First of all, I want to thank Judiciary Committee Chairman-elect Bob Goodlatte, Ranking Member John Conyers, and IP Subcommittee Ranking Member Mel Watt for their work on this bill.
Mr. Speaker, the Foreign and Economic Espionage Penalty Enhancement Act of 2012 deters and pushes criminals who target U.S. economic and security interests on behalf of foreign interests.
In a dynamic and globally connected information economy, the protection of intangible assets is vital, not only to the success of individual enterprises, but also to the future of entire industries.
In recent years, cybercriminals have shifted from the theft of personal information such as credit cards and Social Security numbers to the theft of corporate intellectual capital.
Our intelligence community has warned us that foreign interests place a high priority on acquiring sensitive U.S. economic information and technologies. In the U.S., the Economic Espionage Act serves as a primary tool the Federal Government uses to protect secret, valuable commercial information from theft.

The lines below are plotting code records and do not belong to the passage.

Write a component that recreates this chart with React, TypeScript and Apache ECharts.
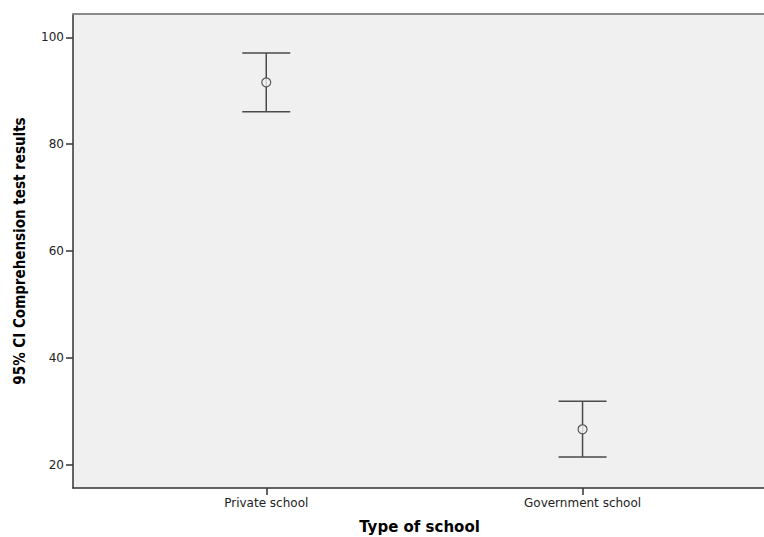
import React, { useEffect, useRef } from "react";
import * as echarts from "echarts";

const categories = ["Private school", "Government school"];
const categoryPos = [0, 1];
const means = [91.6, 26.6];
const lowerCI = [86.1, 21.4];
const upperCI = [97.1, 31.85];
const yTicks = [20, 40, 60, 80, 100];

export default function App() {
  const ref = useRef<HTMLDivElement>(null);
  useEffect(() => {
    if (!ref.current) return;
    const chart = echarts.init(ref.current, undefined, { renderer: "svg" });
    const lineColor = "#4a4a4a";
    const option: any = {
      animation: false,
      backgroundColor: "#ffffff",
      grid: {
        left: 73,
        right: -2,
        top: 14,
        bottom: 49,
        outerBoundsMode: "none",
        containLabel: false,
        show: true,
        backgroundColor: "#f0f0f0",
        borderWidth: 0,
      },
      xAxis: [
        {
          type: "value",
          min: -0.611,
          max: 1.58,
          position: "bottom",
          name: "Type of school",
          nameLocation: "middle",
          nameGap: 31,
          nameTextStyle: {
            fontFamily: "DejaVu Sans",
            fontWeight: "bold",
            fontSize: 15,
            color: "#000",
          },
          splitLine: { show: false },
          axisLine: { show: true, onZero: false, lineStyle: { color: "#333", width: 1.5 } },
          axisTick: {
            show: true,
            customValues: categoryPos,
            length: 7,
            lineStyle: { color: "#333", width: 1.5 },
          },
          axisLabel: {
            show: true,
            customValues: categoryPos,
            margin: 9,
            fontFamily: "DejaVu Sans",
            fontSize: 12,
            color: "#222",
            formatter: (v: number) => categories[Math.round(v)] ?? "",
          },
        },
        {
          type: "value",
          min: -0.611,
          max: 1.58,
          position: "top",
          splitLine: { show: false },
          axisLine: { show: true, onZero: false, lineStyle: { color: "#8a8a8a", width: 2 } },
          axisTick: { show: false },
          axisLabel: { show: false },
        },
      ],
      yAxis: {
        type: "value",
        min: 15.6,
        max: 104.4,
        position: "left",
        name: "95% CI Comprehension test results",
        nameLocation: "middle",
        nameRotate: 90,
        nameGap: 46,
        nameTextStyle: {
          fontFamily: "DejaVu Sans Condensed, Liberation Sans",
          fontWeight: "bold",
          fontSize: 15,
          color: "#000",
        },
        splitLine: { show: false },
        axisLine: { show: true, onZero: false, lineStyle: { color: "#333", width: 1.5 } },
        axisTick: {
          show: true,
          customValues: yTicks,
          length: 7,
          lineStyle: { color: "#333", width: 1.5 },
        },
        axisLabel: {
          show: true,
          customValues: yTicks,
          margin: 9,
          fontFamily: "DejaVu Sans",
          fontSize: 12,
          color: "#222",
        },
      },
      series: [
        {
          type: "custom",
          xAxisIndex: 0,
          data: categoryPos.map((p, i) => [p, lowerCI[i], upperCI[i]]),
          renderItem: (params: any, api: any) => {
            const x = api.value(0);
            const lo = api.coord([x, api.value(1)]);
            const hi = api.coord([x, api.value(2)]);
            const hw = 24;
            const style = { stroke: lineColor, lineWidth: 1.5 };
            return {
              type: "group",
              children: [
                { type: "line", shape: { x1: lo[0], y1: lo[1], x2: hi[0], y2: hi[1] }, style },
                { type: "line", shape: { x1: hi[0] - hw, y1: hi[1], x2: hi[0] + hw, y2: hi[1] }, style },
                { type: "line", shape: { x1: lo[0] - hw, y1: lo[1], x2: lo[0] + hw, y2: lo[1] }, style },
              ],
            };
          },
          z: 2,
        },
        {
          type: "scatter",
          xAxisIndex: 0,
          data: categoryPos.map((p, i) => [p, means[i]]),
          symbol: "circle",
          symbolSize: 9,
          itemStyle: { color: "#f0f0f0", borderColor: "#333", borderWidth: 1.2 },
          z: 3,
        },
      ],
    };
    chart.setOption(option);
    return () => chart.dispose();
  }, []);
  return (
    <div
      ref={ref}
      style={{ position: "fixed", left: 0, top: 0, width: 764, height: 537 }}
    />
  );
}
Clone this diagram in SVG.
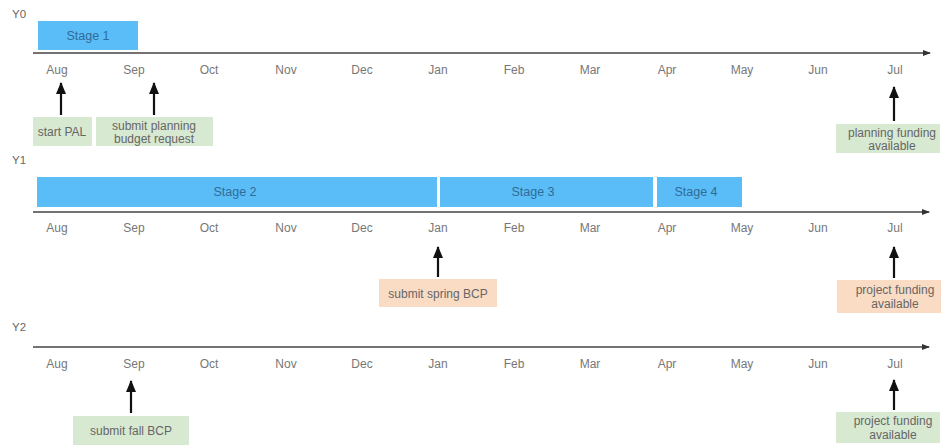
<svg xmlns="http://www.w3.org/2000/svg" width="941" height="446" viewBox="0 0 941 446">
<defs>
  <marker id="axisHead" markerWidth="8" markerHeight="6" refX="7" refY="3" orient="auto" markerUnits="userSpaceOnUse">
    <path d="M0,0 L8,3 L0,6 Z" fill="#333"/>
  </marker>
  <marker id="eventHead" markerWidth="10" markerHeight="12" refX="5" refY="1" orient="0" markerUnits="userSpaceOnUse">
    <path d="M5,0 L10,12 L0,12 Z" fill="#111"/>
  </marker>
</defs>
<style>
  text { font-family: "Liberation Sans", Arial, sans-serif; }
  .year { font-size: 11.5px; fill: #666; }
  .month { font-size: 12px; fill: #777; text-anchor: middle; }
  .stage rect { fill: #5bbdf8; }
  .stage text { font-size: 12.5px; fill: #2f6c96; text-anchor: middle; }
  .axis { stroke: #444; stroke-width: 1.6; fill: none; marker-end: url(#axisHead); }
  .event { stroke: #111; stroke-width: 2.2; fill: none; marker-end: url(#eventHead); }
  .green rect { fill: #d8e9d2; }
  .orange rect { fill: #fadcc4; }
  .note text { font-size: 12px; fill: #666; text-anchor: middle; }
</style>
<rect width="941" height="446" fill="#fff"/>

<!-- year labels -->
<text class="year" x="12" y="18">Y0</text>
<text class="year" x="12" y="164">Y1</text>
<text class="year" x="12" y="331">Y2</text>

<!-- stage bars -->
<g id="stage1" class="stage"><rect x="38" y="21" width="100" height="29"/><text x="88" y="40">Stage 1</text></g>
<g id="stage2" class="stage"><rect x="37" y="177" width="400" height="30"/><text x="235" y="196">Stage 2</text></g>
<g id="stage3" class="stage"><rect x="440" y="177" width="213" height="30"/><text x="533" y="196">Stage 3</text></g>
<g id="stage4" class="stage"><rect x="657" y="177" width="85" height="30"/><text x="696" y="196">Stage 4</text></g>

<!-- month labels -->
<g id="months-y0">
  <text class="month" x="57" y="74">Aug</text><text class="month" x="134" y="74">Sep</text><text class="month" x="209" y="74">Oct</text><text class="month" x="286" y="74">Nov</text><text class="month" x="362" y="74">Dec</text><text class="month" x="438" y="74">Jan</text><text class="month" x="514" y="74">Feb</text><text class="month" x="590" y="74">Mar</text><text class="month" x="667" y="74">Apr</text><text class="month" x="742" y="74">May</text><text class="month" x="818" y="74">Jun</text><text class="month" x="895" y="74">Jul</text>
</g>
<g id="months-y1">
  <text class="month" x="57" y="232">Aug</text><text class="month" x="134" y="232">Sep</text><text class="month" x="209" y="232">Oct</text><text class="month" x="286" y="232">Nov</text><text class="month" x="362" y="232">Dec</text><text class="month" x="438" y="232">Jan</text><text class="month" x="514" y="232">Feb</text><text class="month" x="590" y="232">Mar</text><text class="month" x="667" y="232">Apr</text><text class="month" x="742" y="232">May</text><text class="month" x="818" y="232">Jun</text><text class="month" x="895" y="232">Jul</text>
</g>
<g id="months-y2">
  <text class="month" x="57" y="368">Aug</text><text class="month" x="134" y="368">Sep</text><text class="month" x="209" y="368">Oct</text><text class="month" x="286" y="368">Nov</text><text class="month" x="362" y="368">Dec</text><text class="month" x="438" y="368">Jan</text><text class="month" x="514" y="368">Feb</text><text class="month" x="590" y="368">Mar</text><text class="month" x="667" y="368">Apr</text><text class="month" x="742" y="368">May</text><text class="month" x="818" y="368">Jun</text><text class="month" x="895" y="368">Jul</text>
</g>

<!-- event notes -->
<g id="start-pal" class="note green"><rect x="33" y="117" width="59" height="29"/><text x="62" y="136">start PAL</text></g>
<g id="submit-planning" class="note green"><rect x="96" y="117" width="117" height="29"/><text x="154" y="130">submit planning</text><text x="154" y="143">budget request</text></g>
<g id="planning-funding" class="note green"><rect x="836" y="124" width="104" height="29"/><text x="892" y="137">planning funding</text><text x="892" y="150">available</text></g>
<g id="submit-spring" class="note orange"><rect x="379" y="279" width="118" height="28"/><text x="438" y="298">submit spring BCP</text></g>
<g id="project-funding-y1" class="note orange"><rect x="837" y="280" width="104" height="33"/><text x="895" y="294">project funding</text><text x="895" y="308">available</text></g>
<g id="submit-fall" class="note green"><rect x="73" y="416" width="116" height="29"/><text x="131" y="435">submit fall BCP</text></g>
<g id="project-funding-y2" class="note green"><rect x="836" y="412" width="104" height="31"/><text x="893" y="425">project funding</text><text x="893" y="439">available</text></g>

<!-- connectors: axes and event arrows -->
<g id="connectors">
  <line class="axis" x1="33" y1="53" x2="930" y2="53"/>
  <line class="axis" x1="33" y1="212" x2="929" y2="212"/>
  <line class="axis" x1="33" y1="347" x2="929" y2="347"/>
  <line class="event" x1="61" y1="115" x2="61" y2="83"/>
  <line class="event" x1="154" y1="115" x2="154" y2="83"/>
  <line class="event" x1="894" y1="121" x2="894" y2="87"/>
  <line class="event" x1="438" y1="277" x2="438" y2="247"/>
  <line class="event" x1="894" y1="278" x2="894" y2="247"/>
  <line class="event" x1="131" y1="413" x2="131" y2="381"/>
  <line class="event" x1="894" y1="410" x2="894" y2="380"/>
</g>
</svg>
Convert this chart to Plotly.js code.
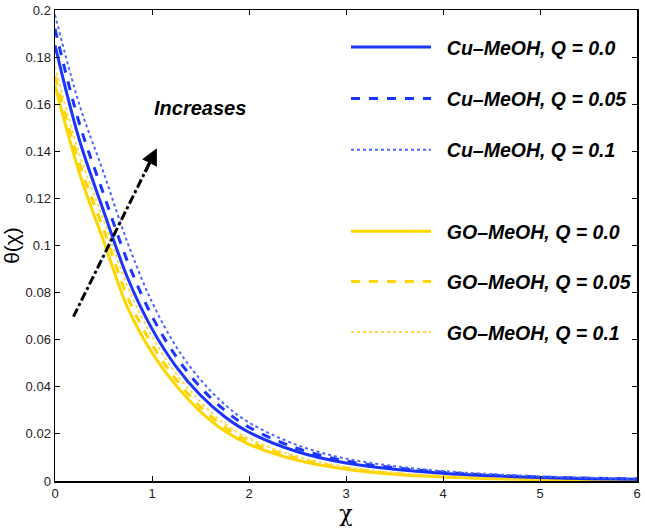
<!DOCTYPE html>
<html>
<head>
<meta charset="utf-8">
<script src="https://cdn.plot.ly/plotly-3.0.1.min.js"></script>
<style>html,body{margin:0;padding:0;background:#fff;}#chart{width:645px;height:528px;}</style>
</head>
<body>
<div id="chart"></div>
<script>
const chi = [0, 0.25, 0.5, 0.75, 1, 1.25, 1.5, 1.75, 2, 2.5, 3, 3.5, 4, 4.5, 5, 5.5, 6];
const cuQ0   = [0.185, 0.145, 0.1148, 0.0861, 0.0646, 0.0485, 0.0364, 0.0273, 0.0207, 0.0124, 0.0076, 0.0050, 0.0033, 0.0022, 0.0015, 0.0010, 0.0007];
const cuQ005 = [0.192, 0.152, 0.122, 0.093, 0.070, 0.0528, 0.0398, 0.030, 0.0228, 0.0138, 0.0085, 0.0056, 0.0037, 0.0025, 0.0017, 0.0012, 0.0009];
const cuQ01  = [0.198, 0.160, 0.131, 0.101, 0.076, 0.057, 0.0430, 0.0325, 0.0248, 0.0152, 0.0095, 0.0063, 0.0042, 0.0029, 0.0020, 0.0014, 0.0010];
const goQ0   = [0.168, 0.131, 0.102, 0.0735, 0.0545, 0.0405, 0.0295, 0.0212, 0.0156, 0.0088, 0.0050, 0.0029, 0.0017, 0.0010, 0.0006, 0.0004, 0.0003];
const goQ005 = [0.172, 0.135, 0.107, 0.078, 0.058, 0.043, 0.0315, 0.0228, 0.0168, 0.0096, 0.0055, 0.0032, 0.0019, 0.0011, 0.0007, 0.0005, 0.0003];
const goQ01  = [0.176, 0.139, 0.111, 0.0825, 0.0615, 0.0455, 0.0335, 0.0243, 0.0180, 0.0104, 0.0060, 0.0035, 0.0021, 0.0012, 0.0008, 0.0005, 0.0003];
const seriesNames = ["Cu\u2013MeOH, Q = 0.0", "Cu\u2013MeOH, Q = 0.05", "Cu\u2013MeOH, Q = 0.1",
                     "GO\u2013MeOH, Q = 0.0", "GO\u2013MeOH, Q = 0.05", "GO\u2013MeOH, Q = 0.1"];
const xTicks = [0, 1, 2, 3, 4, 5, 6];
const yTicks = [0, 0.02, 0.04, 0.06, 0.08, 0.1, 0.12, 0.14, 0.16, 0.18, 0.2];
const yTickText = ["0", "0.02", "0.04", "0.06", "0.08", "0.1", "0.12", "0.14", "0.16", "0.18", "0.2"];
const arrowX = [0.19, 1.05];
const arrowY = [0.0698, 0.1413];
const annoText = "Increases";
const annoPos = [1.0, 0.1584];

const BLUE = "#1a35ff", BLUE_L = "#4a66ff", GOLD = "#ffd500", GOLD_L = "#ffd84a";
const styles = [
  {color: BLUE, dash: "solid", width: 3, legend: "legend"},
  {color: BLUE, dash: "dash", width: 3, legend: "legend"},
  {color: BLUE_L, dash: "dot", width: 2, legend: "legend"},
  {color: GOLD, dash: "solid", width: 3, legend: "legend2"},
  {color: GOLD, dash: "dash", width: 3, legend: "legend2"},
  {color: GOLD_L, dash: "dot", width: 2, legend: "legend2"}
];
const ys = [cuQ0, cuQ005, cuQ01, goQ0, goQ005, goQ01];
const order = [3, 4, 5, 0, 1, 2];
const traces = order.map(i => ({
  x: chi, y: ys[i], type: "scatter", mode: "lines", name: "\u00a0\u00a0" + seriesNames[i],
  line: {color: styles[i].color, dash: styles[i].dash, width: styles[i].width, shape: "spline", smoothing: 1.0},
  legend: styles[i].legend, legendgroup: "g" + i, legendrank: i + 1
}));
traces.push({
  x: [arrowX[0], arrowX[0] + (arrowX[1] - arrowX[0]) * 0.95], y: [arrowY[0], arrowY[0] + (arrowY[1] - arrowY[0]) * 0.95],
  type: "scatter", mode: "lines", showlegend: false, hoverinfo: "skip",
  line: {color: "#000", dash: "dashdot", width: 3}
});

const legFont = {family: "Liberation Sans, Arial, sans-serif", size: 19.5, color: "#000", weight: "bold", style: "italic"};
const layout = {
  width: 645, height: 528,
  margin: {l: 55, r: 8, t: 10, b: 47},
  paper_bgcolor: "#fff", plot_bgcolor: "#fff",
  showlegend: true,
  legend: {x: 0.5, y: 0.962, xanchor: "left", yanchor: "top", bgcolor: "rgba(0,0,0,0)",
           font: legFont, itemwidth: 80, tracegroupgap: 23, traceorder: "grouped"},
  legend2: {x: 0.5, y: 0.571, xanchor: "left", yanchor: "top", bgcolor: "rgba(0,0,0,0)",
            font: legFont, itemwidth: 80, tracegroupgap: 22, traceorder: "grouped"},
  xaxis: {range: [0, 6], tickvals: xTicks, ticks: "inside", ticklen: 5, tickcolor: "#000",
          showline: true, linecolor: "#000", linewidth: 1.5, mirror: "ticks", showgrid: false, zeroline: false,
          tickfont: {family: "Liberation Sans, Arial, sans-serif", size: 13, color: "#222"},
          title: {text: "\u03c7", font: {family: "DejaVu Serif, serif", size: 22, color: "#000"}, standoff: 0}},
  yaxis: {range: [0, 0.2], tickvals: yTicks, ticktext: yTickText, ticks: "inside", ticklen: 5, tickcolor: "#000",
          showline: true, linecolor: "#000", linewidth: 1.5, mirror: "ticks", showgrid: false, zeroline: false,
          tickfont: {family: "Liberation Sans, Arial, sans-serif", size: 13, color: "#222"},
          title: {text: "\u03b8(\u03c7)", font: {family: "Liberation Sans, Arial, sans-serif", size: 21, color: "#000"}, standoff: 0}},
  annotations: [
    {x: arrowX[1], y: arrowY[1], ax: arrowX[0] + (arrowX[1] - arrowX[0]) * 0.85, ay: arrowY[0] + (arrowY[1] - arrowY[0]) * 0.85,
     axref: "x", ayref: "y", xref: "x", yref: "y", text: "", showarrow: true, arrowhead: 2, arrowsize: 1.1, arrowwidth: 3, arrowcolor: "#000"},
    {x: annoPos[0], y: annoPos[1], xref: "x", yref: "y", xanchor: "left", yanchor: "middle", showarrow: false,
     text: annoText, font: {family: "Liberation Sans, Arial, sans-serif", size: 20, color: "#000", weight: "bold", style: "italic"}}
  ]
};
Plotly.newPlot("chart", traces, layout, {displayModeBar: false, staticPlot: true});
</script>
</body>
</html>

Our intelligence community declares that there is a ``significant and growing threat to our Nation's prosperity and security'' posed by criminals both inside and outside our borders who commit espionage. Congress should also recognize and confront this increasing threat by adjusting our penalties so that we can enhance deterrents and provide appropriate punishments for those criminals who knowingly target our companies for espionage.
I urge my colleagues to support H.R. 6029 as it was amended by the Senate. The original bill was developed in a bipartisan manner and was unanimously reported by both the Judiciary Committee and this House. This is a commonsense and much-needed measure that deserves our full support.
Mr. Speaker, I reserve the balance of my time.